■ **OBJECTIVE**
Starting with the first line of the listing, quote each line exactly until and including the one with "-0.055, -0.067, -0.059]", leaving pictures out.
------------------------------------------------------------
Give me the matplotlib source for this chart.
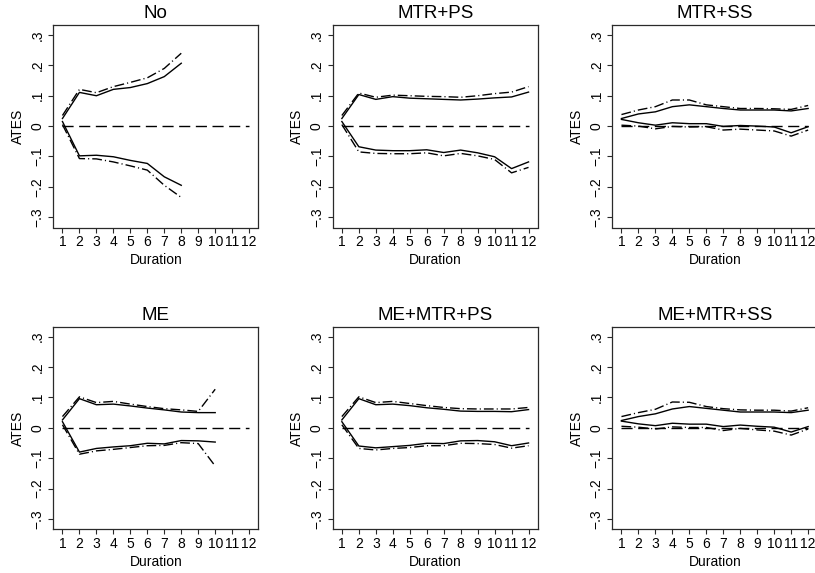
import numpy as np
import matplotlib
matplotlib.use("Agg")
import matplotlib.pyplot as plt

plt.rcParams['font.family'] = ['Liberation Sans', 'DejaVu Sans']

# Panel titles
titles = ["No", "MTR+PS", "MTR+SS", "ME", "ME+MTR+PS", "ME+MTR+SS"]

# Estimated values (duration 1..n)
no_up = [0.025, 0.111, 0.100, 0.121, 0.127, 0.140, 0.163, 0.207]
no_up_dd = [0.035, 0.121, 0.110, 0.130, 0.144, 0.159, 0.190, 0.240]
no_lo = [0.015, -0.098, -0.096, -0.101, -0.113, -0.123, -0.167, -0.195]
no_lo_dd = [0.005, -0.107, -0.108, -0.118, -0.131, -0.145, -0.195, -0.235]

mtrps_up = [0.025, 0.104, 0.088, 0.097, 0.092, 0.090, 0.088, 0.086, 0.089, 0.093, 0.096, 0.112]
mtrps_up_dd = [0.035, 0.109, 0.095, 0.102, 0.100, 0.098, 0.097, 0.095, 0.100, 0.107, 0.112, 0.130]
mtrps_lo = [0.015, -0.068, -0.079, -0.081, -0.081, -0.078, -0.087, -0.079, -0.088, -0.101, -0.140, -0.118]
mtrps_lo_dd = [0.005, -0.085, -0.090, -0.091, -0.091, -0.088, -0.098, -0.090, -0.098, -0.110, -0.154, -0.136]

mtrss_up = [0.025, 0.040, 0.047, 0.064, 0.070, 0.064, 0.058, 0.053, 0.053, 0.053, 0.050, 0.058]
mtrss_up_dd = [0.038, 0.053, 0.064, 0.086, 0.086, 0.070, 0.064, 0.058, 0.058, 0.057, 0.055, 0.068]
mtrss_lo = [0.022, 0.011, 0.003, 0.011, 0.008, 0.008, -0.001, 0.002, 0.000, -0.003, -0.022, -0.002]
mtrss_lo_dd = [0.003, 0.000, -0.009, -0.001, -0.003, -0.002, -0.013, -0.010, -0.013, -0.016, -0.033, -0.013]

me_up = [0.026, 0.096, 0.076, 0.078, 0.072, 0.065, 0.059, 0.052, 0.050, 0.050]
me_up_dd = [0.037, 0.102, 0.083, 0.087, 0.078, 0.070, 0.063, 0.059, 0.054, 0.127]
me_lo = [0.020, -0.080, -0.068, -0.063, -0.059, -0.051, -0.053, -0.042, -0.043, -0.047]
me_lo_dd = [0.010, -0.087, -0.076, -0.071, -0.065, -0.059, -0.058, -0.049, -0.052, -0.126]

memtrps_up = [0.026, 0.096, 0.076, 0.078, 0.073, 0.066, 0.061, 0.055, 0.054, 0.054, 0.053, 0.060]
memtrps_up_dd = [0.037, 0.102, 0.083, 0.087, 0.080, 0.073, 0.067, 0.063, 0.062, 0.062, 0.062, 0.067]
memtrps_lo = [0.020, -0.060, -0.066, -0.062, -0.058, -0.051, -0.052, -0.043, -0.042, -0.046, -0.059, -0.050]
memtrps_lo_dd = [0.010, -0.068, -0.073, -0.068, -0.065, -0.059, -0.059, -0.051, -0.052, -0.055, -0.067, -0.059]

memtrss_up = [0.024, 0.037, 0.046, 0.062, 0.070, 0.064, 0.058, 0.052, 0.052, 0.052, 0.050, 0.058]
memtrss_up_dd = [0.037, 0.050, 0.061, 0.085, 0.084, 0.070, 0.063, 0.059, 0.058, 0.058, 0.055, 0.066]
memtrss_lo = [0.022, 0.013, 0.007, 0.015, 0.012, 0.012, 0.004, 0.009, 0.005, 0.002, -0.014, 0.004]
memtrss_lo_dd = [0.005, 0.002, -0.004, 0.003, 0.001, 0.001, -0.009, -0.002, -0.007, -0.011, -0.024, -0.004]

panels = [
    (no_up, no_up_dd, no_lo, no_lo_dd),
    (mtrps_up, mtrps_up_dd, mtrps_lo, mtrps_lo_dd),
    (mtrss_up, mtrss_up_dd, mtrss_lo, mtrss_lo_dd),
    (me_up, me_up_dd, me_lo, me_lo_dd),
    (memtrps_up, memtrps_up_dd, memtrps_lo, memtrps_lo_dd),
    (memtrss_up, memtrss_up_dd, memtrss_lo, memtrss_lo_dd),
]

durations = np.arange(1, 13)
yticks = [-0.3, -0.2, -0.1, 0, 0.1, 0.2, 0.3]
ytick_labels = ["\u2212.3", "\u2212.2", "\u2212.1", "0", ".1", ".2", ".3"]

W, H = 815, 573
fig = plt.figure(figsize=(W / 100, H / 100), dpi=100, facecolor="white")

col_left = [53.3, 332.7, 612.3]
row_top = [25.0, 326.7]
box_w, box_h = 205.0, 202.5
frame_col = "#2a2a2a"

for i, (title, series) in enumerate(zip(titles, panels)):
    r, c = divmod(i, 3)
    left = col_left[c] / W
    bottom = 1 - (row_top[r] + box_h) / H
    ax = fig.add_axes([left, bottom, box_w / W, box_h / H])

    up, up_dd, lo, lo_dd = series
    x = durations[:len(up)]
    ax.plot(durations, np.zeros(len(durations)), color="black", lw=1.0,
            dashes=(8, 4))
    ax.plot(x, up, color="black", lw=1.0)
    ax.plot(x, lo, color="black", lw=1.0)
    ax.plot(x, up_dd, color="black", lw=1.0, dashes=(7, 2.2, 0.8, 2.2))
    ax.plot(x, lo_dd, color="black", lw=1.0, dashes=(7, 2.2, 0.8, 2.2))

    ax.set_xlim(0.46, 12.54)
    ax.set_ylim(-0.334, 0.333)
    ax.set_xticks(durations)
    ax.set_xticklabels([str(d) for d in durations])
    ax.set_yticks(yticks)
    ax.set_yticklabels(ytick_labels, rotation=90, va="center")
    ax.tick_params(axis="both", direction="out", length=3.3, width=0.8,
                   labelsize=10, colors=frame_col, labelcolor="black")
    ax.tick_params(axis="x", pad=2)
    ax.tick_params(axis="y", pad=3)
    for s in ax.spines.values():
        s.set_linewidth(0.9)
        s.set_color(frame_col)

    ax.set_title(title, fontsize=13.5, pad=5)
    ax.set_xlabel("Duration", fontsize=10, labelpad=3)
    ax.set_ylabel("ATES", fontsize=10, labelpad=4)

fig.savefig("out.png", dpi=100)
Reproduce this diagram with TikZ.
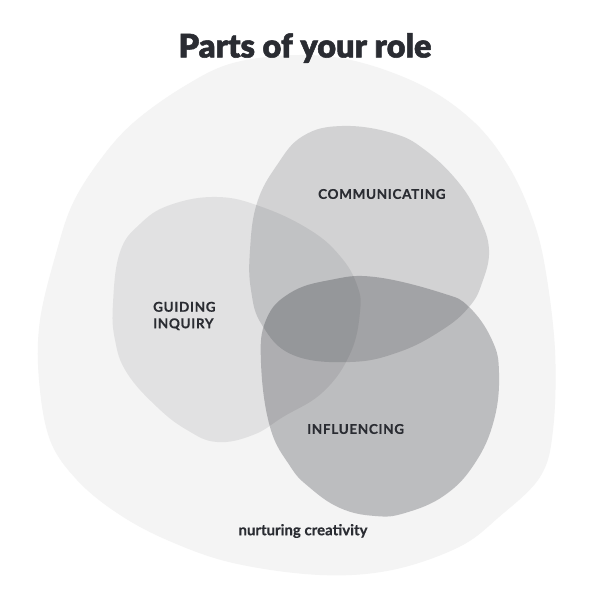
\documentclass[tikz,border=0pt]{standalone}
\usepackage{fontspec}
\setmainfont{Lato}
\newfontfamily\titlefont[FakeBold=1.6]{Lato Black}
\newfontfamily\labelfont[LetterSpace=5,FakeBold=0.4]{Lato Bold}
\newfontfamily\notefont[FakeBold=0.3]{Lato Bold}
\definecolor{outerfill}{RGB}{244,244,244}
\definecolor{ink}{RGB}{10,12,20}
\definecolor{txt}{RGB}{42,44,50}
\tikzset{
  blob/.style={fill=ink, draw=none},
  lbl/.style={text=txt, font=\labelfont\fontsize{13.5}{16.5}\selectfont, inner sep=0pt, align=left},
}
\begin{document}
\begin{tikzpicture}[x=1pt,y=-1pt]
\useasboundingbox (0,0) rectangle (592,601);
\fill[white] (0,0) rectangle (592,601);
% outer blob
\fill[outerfill] plot[smooth cycle, tension=0.6] coordinates {
 (300,55) (359,62) (425,87) (475,123) (509,167) (532,217) (545,267)
 (555,350) (553,430) (540,477) (499,517) (459,547) (392,570) (320,575)
 (233,563) (167,540) (117,513) (77,480) (50,440) (39,380) (40,320)
 (57,250) (73,203) (100,160) (133,123) (183,87) (233,63)};
% guiding inquiry
\fill[blob, fill opacity=0.078] plot[smooth cycle, tension=0.7] coordinates {
 (217,197) (262,207) (310,230) (340,256) (357,285) (360,312) (350,354)
 (323,392) (283,417) (253,435) (217,442) (187,430) (157,407) (127,373)
 (115,340) (113,303) (120,252) (140,224) (170,205)};
% communicating
\fill[blob, fill opacity=0.147] plot[smooth cycle, tension=0.7] coordinates {
 (342,126) (392,133) (425,150) (459,183) (479,217) (489,250) (482,283)
 (469,307) (442,330) (399,352) (350,362) (293,355) (262,325) (251,290)
 (250,250) (257,203) (277,165) (303,136)};
% influencing
\fill[blob, fill opacity=0.235] plot[smooth cycle, tension=0.7] coordinates {
 (375,277) (442,293) (469,307) (492,340) (499,373) (494,420) (475,463)
 (445,495) (405,513) (375,516) (340,508) (309,487) (290,466) (270,427)
 (261,363) (266,320) (290,293) (330,280)};
% texts
\node[text=txt, font=\titlefont\fontsize{32.5}{37}\selectfont] (title) at (305,48) {Parts of your role};
\node[lbl, anchor=west] (comm) at (318,194) {COMMUNICATING};
\node[lbl, anchor=west] (guid) at (153,316) {GUIDING\\INQUIRY};
\node[lbl, anchor=west] (infl) at (307,429) {INFLUENCING};
\node[text=txt, font=\notefont\fontsize{15}{18}\selectfont] (nurt) at (303,531) {nurturing creativity};
\end{tikzpicture}
\end{document}
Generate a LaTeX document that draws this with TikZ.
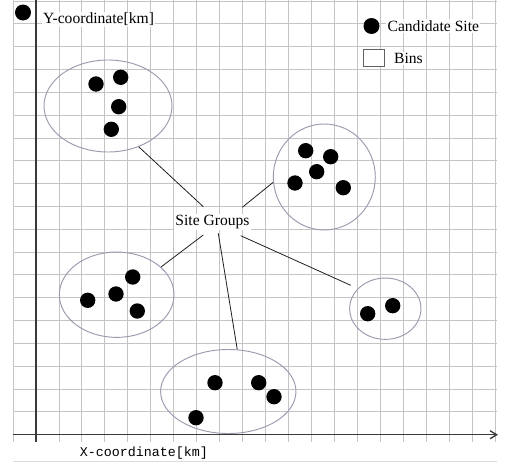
------------------------------------------------------------
■ **RESPONSE**
Give me the matplotlib source for this chart.
import numpy as np
import matplotlib
matplotlib.use("Agg")
import matplotlib.pyplot as plt

plt.rcParams['font.family'] = ['Liberation Sans', 'DejaVu Sans']

# Panel titles
titles = ["No", "MTR+PS", "MTR+SS", "ME", "ME+MTR+PS", "ME+MTR+SS"]

# Estimated values (duration 1..n)
no_up = [0.025, 0.111, 0.100, 0.121, 0.127, 0.140, 0.163, 0.207]
no_up_dd = [0.035, 0.121, 0.110, 0.130, 0.144, 0.159, 0.190, 0.240]
no_lo = [0.015, -0.098, -0.096, -0.101, -0.113, -0.123, -0.167, -0.195]
no_lo_dd = [0.005, -0.107, -0.108, -0.118, -0.131, -0.145, -0.195, -0.235]

mtrps_up = [0.025, 0.104, 0.088, 0.097, 0.092, 0.090, 0.088, 0.086, 0.089, 0.093, 0.096, 0.112]
mtrps_up_dd = [0.035, 0.109, 0.095, 0.102, 0.100, 0.098, 0.097, 0.095, 0.100, 0.107, 0.112, 0.130]
mtrps_lo = [0.015, -0.068, -0.079, -0.081, -0.081, -0.078, -0.087, -0.079, -0.088, -0.101, -0.140, -0.118]
mtrps_lo_dd = [0.005, -0.085, -0.090, -0.091, -0.091, -0.088, -0.098, -0.090, -0.098, -0.110, -0.154, -0.136]

mtrss_up = [0.025, 0.040, 0.047, 0.064, 0.070, 0.064, 0.058, 0.053, 0.053, 0.053, 0.050, 0.058]
mtrss_up_dd = [0.038, 0.053, 0.064, 0.086, 0.086, 0.070, 0.064, 0.058, 0.058, 0.057, 0.055, 0.068]
mtrss_lo = [0.022, 0.011, 0.003, 0.011, 0.008, 0.008, -0.001, 0.002, 0.000, -0.003, -0.022, -0.002]
mtrss_lo_dd = [0.003, 0.000, -0.009, -0.001, -0.003, -0.002, -0.013, -0.010, -0.013, -0.016, -0.033, -0.013]

me_up = [0.026, 0.096, 0.076, 0.078, 0.072, 0.065, 0.059, 0.052, 0.050, 0.050]
me_up_dd = [0.037, 0.102, 0.083, 0.087, 0.078, 0.070, 0.063, 0.059, 0.054, 0.127]
me_lo = [0.020, -0.080, -0.068, -0.063, -0.059, -0.051, -0.053, -0.042, -0.043, -0.047]
me_lo_dd = [0.010, -0.087, -0.076, -0.071, -0.065, -0.059, -0.058, -0.049, -0.052, -0.126]

memtrps_up = [0.026, 0.096, 0.076, 0.078, 0.073, 0.066, 0.061, 0.055, 0.054, 0.054, 0.053, 0.060]
memtrps_up_dd = [0.037, 0.102, 0.083, 0.087, 0.080, 0.073, 0.067, 0.063, 0.062, 0.062, 0.062, 0.067]
memtrps_lo = [0.020, -0.060, -0.066, -0.062, -0.058, -0.051, -0.052, -0.043, -0.042, -0.046, -0.059, -0.050]
memtrps_lo_dd = [0.010, -0.068, -0.073, -0.068, -0.065, -0.059, -0.059, -0.051, -0.052, -0.055, -0.067, -0.059]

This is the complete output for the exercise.